U.S. Travel noted that the organization was created through a bipartisan effort led by Republicans. According to an analysis by Oxford Economics, the organization brought 4.4 million additional visitors to the United States, resulting in $14.6 billion in spending and generating nearly $3.9 billion in federal, state and local tax revenues and $31.8 billion in total economic impact.
Similarly, the national executive committee of Skål International—USA has called for the program to be preserved.
"Brand USA has done an effective job growing the inbound travel market to America," said Holly Powers, president of Skål International—USA in a written release. "In the last year alone, we have seen an additional economic impact of $8.2 billion from the travel industry, allowing it to continue as America's leading export."

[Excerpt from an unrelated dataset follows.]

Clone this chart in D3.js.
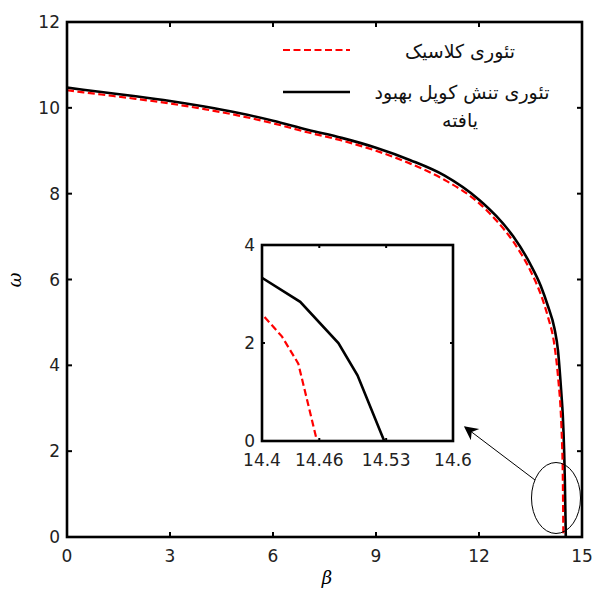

Skål said that Brand USA is funded from private contributions and federal matching from ESTA (Electronic System for Travel Authorization) fees paid by inbound visitors from visa waiver countries, who pay $14 every two years to visit the United States. The Trump budget proposes transferring these fees to Customs and Border Patrol.
Visitation to the United States is down more than 10 percent in 2017 year to date versus 2016, Skål said.
At the U.S. Travel Association’s International Pow Wow (IPW) Conference being held this week in Washington, DC, U.S. Travel Association President and CEO Roger Dow said that “Brand USA is here to stay,” Multibriefs reports.
"What we're experiencing right now is really no different than any time when we welcome a new administration," Christopher Thompson, president and CEO of Brand USA, told Multibriefs. "A new president has come off the campaign trail; he has made promises and assurances of what he wants to do. In this case, the president's focus initially was policy that directly affects travel."
When the budget was first announced, the U.S. Travel Association had said that eliminating Brand USA would come at the “worst possible time.”
The proposal is the latest in a series of warning signs for inbound tourism to the United States. Recently the Global Business Travel Association (GBTA) forecast a $1.3 billion loss in overall travel-related expenditures in the United States this year, blaming political instability ranging from the Brexit vote to the Trump administration’s travel ban and ban on large electronics in airline cabins.